• 摘要: 针对传统干物质含量(DMC)检测方法效率低、破坏样本的问题,提出一种基于高光谱成像技术与机器学习的青豆DMC无损检测方法。通过改进主成分分析(PCA)算法,结合各主成分对DMC的解释力与累计方差贡献率共同筛选特征波段,并通过载荷系数定位关键波段,实现高效的特征选择。以XGBoost模型为核心预测框架,引入随机搜索与KFold交叉验证优化超参数,并对预测值进行反标准化。研究提出的PCA-XGBoost-RK联合模型在不同批次的青豆样本中均表现出优异的预测性能,尤其在成熟初期阶段(决定系数R2为0.94,均方根误差为0.20,相对百分比差异为3.58),显著优于传统检测方法。模型通过可视化直接呈现预测结果,进一步增强数据的可解释性。实验结果表明,高光谱与机器学习方法在青豆品质检测中具有巨大的应用潜力,优化后的PCA与改进的XGBoost在降维与建模中表现突出。

       

      Abstract: Aiming at the problems of low efficiency and damage to samples by traditional dry matter content (DMC) detection methods, a non-destructive detection method for green bean DMC based on hyperspectral imaging technology and machine learning was proposed. By improving the principal component analysis (PCA) algorithm, characteristic spectral bands selected based on both the explanatory power of each principal component for DMC and the cumulative variance contribution rate, and the key bands are located through the load coefficient to achieve efficient feature selection. Taking the XGBoost model as the core prediction framework, random search and KFold cross-validation are introduced to optimise the hyperparameters, and the predicted values are de-normalised. The proposed PCA-XGBoost-RK combined model showed excellent prediction performance in different batches of green bean samples, especially in the early stage of maturity (the coefficient of determination R2 is 0.94, the root mean square error is 0.20, and the relative percentage difference is 3.58), which was significantly better than the traditional detection method.
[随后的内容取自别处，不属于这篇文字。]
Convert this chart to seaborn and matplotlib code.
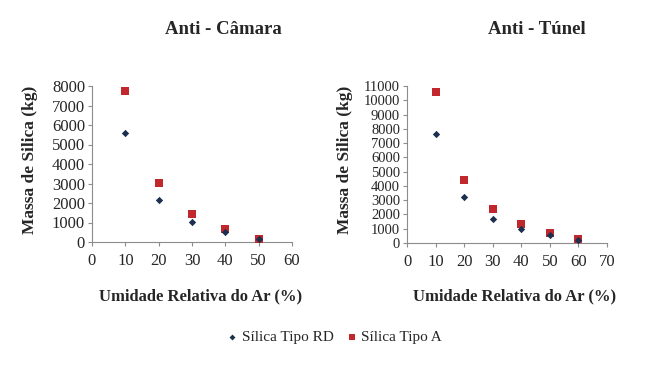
import pandas as pd
import matplotlib.pyplot as plt
import seaborn as sns

# Umidade relativa (%) e massa de silica (kg)
umidade_camara = [10, 20, 30, 40, 50]
rd_camara = [5600, 2150, 1030, 510, 150]
a_camara = [7750, 3050, 1450, 650, 170]

umidade_tunel = [10, 20, 30, 40, 50, 60]
rd_tunel = [7620, 3220, 1680, 980, 550, 200]
a_tunel = [10550, 4400, 2380, 1310, 700, 260]

series_names = ["Sílica Tipo RD", "Sílica Tipo A"]
titles = ["Anti - Câmara", "Anti - Túnel"]

sns.set_style("white")
plt.rcParams['font.family'] = ['Liberation Serif', 'DejaVu Serif']

palette = {"Sílica Tipo RD": "#1b2f4e", "Sílica Tipo A": "#c0282d"}
markers = {"Sílica Tipo RD": "D", "Sílica Tipo A": "s"}
sizes = {"Sílica Tipo RD": 14, "Sílica Tipo A": 30}


def long_form(x, rd, a):
    df_rd = pd.DataFrame({"x": x, "y": rd, "serie": series_names[0]})
    df_a = pd.DataFrame({"x": x, "y": a, "serie": series_names[1]})
    return pd.concat([df_rd, df_a], ignore_index=True)


fig = plt.figure(figsize=(6.51, 3.65), dpi=100)
W, H = 651, 365
ax1 = fig.add_axes([92 / W, 1 - 242 / H, 200 / W, 156 / H])
ax2 = fig.add_axes([407 / W, 1 - 243 / H, 200 / W, 157 / H])

panels = [
    (ax1, long_form(umidade_camara, rd_camara, a_camara), 60, 8000, 12),
    (ax2, long_form(umidade_tunel, rd_tunel, a_tunel), 70, 11000, 10.5),
]

for ax, df, xmax, ymax, ysize in panels:
    for name in series_names:
        sub = df[df["serie"] == name]
        sns.scatterplot(data=sub, x="x", y="y", ax=ax, color=palette[name],
                        marker=markers[name], s=sizes[name], linewidth=0,
                        label=name, legend=False, zorder=3 if name == series_names[1] else 4)
    ax.set_xlim(0, xmax)
    ax.set_ylim(0, ymax)
    ax.set_xticks(range(0, xmax + 1, 10))
    ax.set_yticks(range(0, ymax + 1, 1000))
    ax.set_xlabel("")
    ax.set_ylabel("")
    sns.despine(ax=ax)
    for s in ["left", "bottom"]:
        ax.spines[s].set_color("#8c8c8c")
        ax.spines[s].set_linewidth(0.8)
    ax.tick_params(axis="both", length=3, color="#8c8c8c",
                   direction="out", pad=2, left=True, bottom=True)
    ax.tick_params(axis="x", pad=5, labelsize=12)
    ax.tick_params(axis="y", labelsize=ysize)

# titulos e rotulos
fig.text(223 / W, 1 - 30 / H, titles[0], ha="center", va="center",
         fontsize=13.5, fontweight="bold")
fig.text(537 / W, 1 - 30 / H, titles[1], ha="center", va="center",
         fontsize=13.5, fontweight="bold")
for xc in (201, 515):
    fig.text(xc / W, 1 - 296 / H, "Umidade Relativa do Ar (%)", ha="center",
             va="center", fontsize=12, fontweight="bold")
for xc in (30, 345):
    fig.text(xc / W, 1 - 160 / H, "Massa de Silica (kg)", ha="center",
             va="center", fontsize=12.5, fontweight="bold", rotation=90)

handles, labels = ax1.get_legend_handles_labels()
fig.legend(handles, labels, loc="center", bbox_to_anchor=(334 / W, 1 - 337 / H),
           ncol=2, frameon=False, fontsize=11, handletextpad=0.2,
           handlelength=0.8, columnspacing=0.8, markerscale=0.8)

fig.savefig("out.png", dpi=100, facecolor="white")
Visualisation of predictions further enhanced the interpretability of the results. Experimental results show that hyperspectral and machine learning methods have great application potential in green bean quality detection, and the optimised PCA and improved XGBoost perform well in dimensionality reduction and modelling.